10:35, February 13 217 0 abajournal.com

2018-02-13 10:35:07
DOJ explains Jeff Sessions’ improvised reference to the ‘Anglo-American heritage of law enforcement’

Some eyebrows were raised when Sessions made the remark to the National Sheriffs’ Association, but a Justice Department spokesman said the term had no “nefarious meaning,” report the Washington Post and NBC.

Sessions’ prepared text had read, “The sheriff is a critical part of our legal heritage.” In his improvised remark, Sessions was referring to the common law, said Justice Department spokesman Ian Prior.

“As most law students learn in the first week of their first year, Anglo-American law—also known as the common law—is a shared legal heritage between England and America. The sheriff is unique to that shared legal heritage,” he said in a statement. “Before reporters sloppily imply nefarious meaning behind the term, we would suggest that they read any number of the Supreme Court opinions that use the term.

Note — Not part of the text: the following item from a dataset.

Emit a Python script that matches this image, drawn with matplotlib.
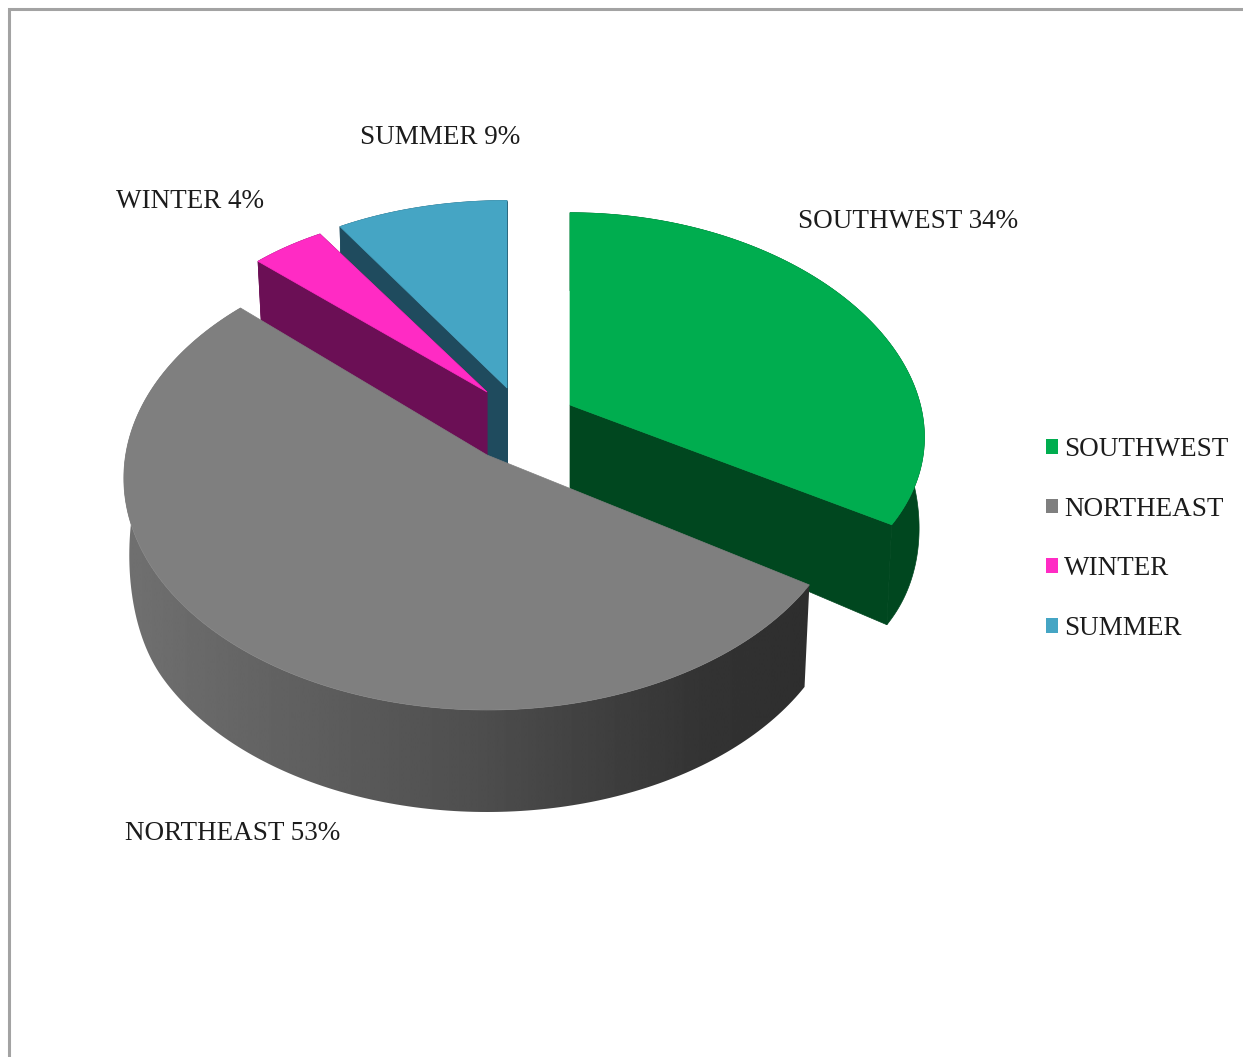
#3D exploded pie of wind / season shares, drawn by hand since matplotlib has no 3D pie
import numpy as np
from matplotlib import pyplot as plt
from matplotlib.patches import Polygon, Patch

plt.rcParams['font.family'] = ['Liberation Serif', 'DejaVu Serif']

# data
categories = ['SOUTHWEST', 'NORTHEAST', 'WINTER', 'SUMMER']
values = [34, 53, 4, 9]

# colours
top_colors = ['#00ad4f', '#7f7f7f', '#ff2bc4', '#45a5c4']
side_colors = ['#00471f', '#333333', '#6b0f55', '#1f4b5e']
text_color = '#1c1c1c'

# slice layout: apex of each slice in pixels, wall height at the back and front
apex_x = [570, 487, 487, 507]
apex_y = [405, 455, 392, 388]
depth_back = [78, 52, 65, 90]
depth_front = [100, 102, 65, 90]

# per slice size and perspective, far slices come out smaller
scale_x = [0.96, 0.99, 0.89, 0.89]
scale_y = [0.94, 1.02, 0.93, 0.95]
persp_x = [0.15, 0.10, 0.05, 0.05]
persp_y = [0.10, 0.10, 0.14, 0.14]

# label anchors
label_x = [798, 125, 116, 360]
label_y = [222, 834, 201, 137]

# ellipse of the pie
rx = 365
ry = 225
bottom_shrink = 0.985


# rim point of a slice, relative to its apex, angle clockwise from 12 o'clock
def rim(angle, i):
    u = np.sin(angle)
    v = -np.cos(angle)
    x = rx * scale_x[i] * u / (1 - persp_x[i] * v)
    y = ry * scale_y[i] * v / (1 - persp_y[i] * v)
    return x, y, v


# walls get taller towards the viewer, smoothstep keeps the outline round
def wall_depth(v, i):
    t = np.clip((v + 0.3) / 0.8, 0, 1)
    t = t * t * (3 - 2 * t)
    return depth_back[i] + (depth_front[i] - depth_back[i]) * t


fig = plt.figure(figsize=(12.43, 10.57), dpi=100)
ax = fig.add_axes([0, 0, 1, 1])
ax.set_xlim(0, 1243)
ax.set_ylim(1057, 0)
ax.axis('off')

# chart frame, runs off the right and bottom edge
ax.plot([9, 9, 1243], [1057, 9, 9], color='#a3a3a3', lw=2.2, solid_joinstyle='miter')

# slice angles from the values
edges = np.cumsum([0] + values) / sum(values) * 2 * np.pi

# far slices first, the big front slice last
for i in [3, 2, 0, 1]:
    t = np.linspace(edges[i], edges[i + 1], 200)
    x, y, v = rim(t, i)
    d = wall_depth(v, i)
    top_x = apex_x[i] + x
    top_y = apex_y[i] + y
    low_x = apex_x[i] + x * bottom_shrink
    low_y = top_y + d
    d_apex = wall_depth(0.0, i)

    # outer wall
    wall = np.column_stack([np.r_[top_x, low_x[::-1]], np.r_[top_y, low_y[::-1]]])
    if i == 1:
        # the big slice fades from mid grey on the left to nearly black on the right
        grad = np.interp(np.linspace(0, 1, 400), [0, 0.2, 0.5, 0.85, 1], [0.44, 0.39, 0.31, 0.20, 0.18])
        poly = Polygon(wall, fc='none', ec='none', zorder=5)
        ax.add_patch(poly)
        im = ax.imshow(grad[None, :], cmap='gray', vmin=0, vmax=1, aspect='auto',
                       extent=[wall[:, 0].min(), wall[:, 0].max(), wall[:, 1].max(), wall[:, 1].min()],
                       zorder=5, interpolation='bilinear')
        im.set_clip_path(poly)
        ax.set_xlim(0, 1243)
        ax.set_ylim(1057, 0)
        base = 5
    else:
        base = {3: 1, 2: 2, 0: 3}[i]
        ax.add_patch(Polygon(wall, fc=side_colors[i], ec=side_colors[i], lw=0.5, zorder=base))

        # cut faces at both ends of the slice, the big one shows neither
        for end in [0, -1]:
            face = [(apex_x[i], apex_y[i]), (top_x[end], top_y[end]),
                    (low_x[end], low_y[end]), (apex_x[i], apex_y[i] + d_apex)]
            ax.add_patch(Polygon(face, fc=side_colors[i], ec=side_colors[i], lw=0.5, zorder=base + 0.1))

    # top face
    top = np.column_stack([np.r_[apex_x[i], top_x], np.r_[apex_y[i], top_y]])
    ax.add_patch(Polygon(top, fc=top_colors[i], ec=top_colors[i], lw=0.5, zorder=base + 0.2))

# data labels
for i in range(len(categories)):
    ax.text(label_x[i], label_y[i], f'{categories[i]} {values[i]}%', fontsize=19.5,
            color=text_color, ha='left', va='center', zorder=10)

# legend
handles = [Patch(fc=c, ec='none', label=n) for c, n in zip(top_colors, categories)]
leg = ax.legend(handles=handles, loc='center left', bbox_to_anchor=(1046, 539),
                bbox_transform=ax.transData, frameon=False, fontsize=19.5, labelcolor=text_color,
                handlelength=0.45, handleheight=0.45, handletextpad=0.22, labelspacing=1.28,
                borderpad=0, borderaxespad=0)
leg.set_zorder(10)

plt.savefig('out.png', dpi=100)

Or they could simply put ‘Anglo-American law’ into Google.”

The Post reports that Sessions might have been talking about the origins of the office of sheriff, which was established in Anglo-Saxon England and imported to the American colonies.

References to the “Anglo-American legal tradition” and “Anglo-American constitutional history” have appeared in opinions by both liberal and conservative judges, the Post article points out.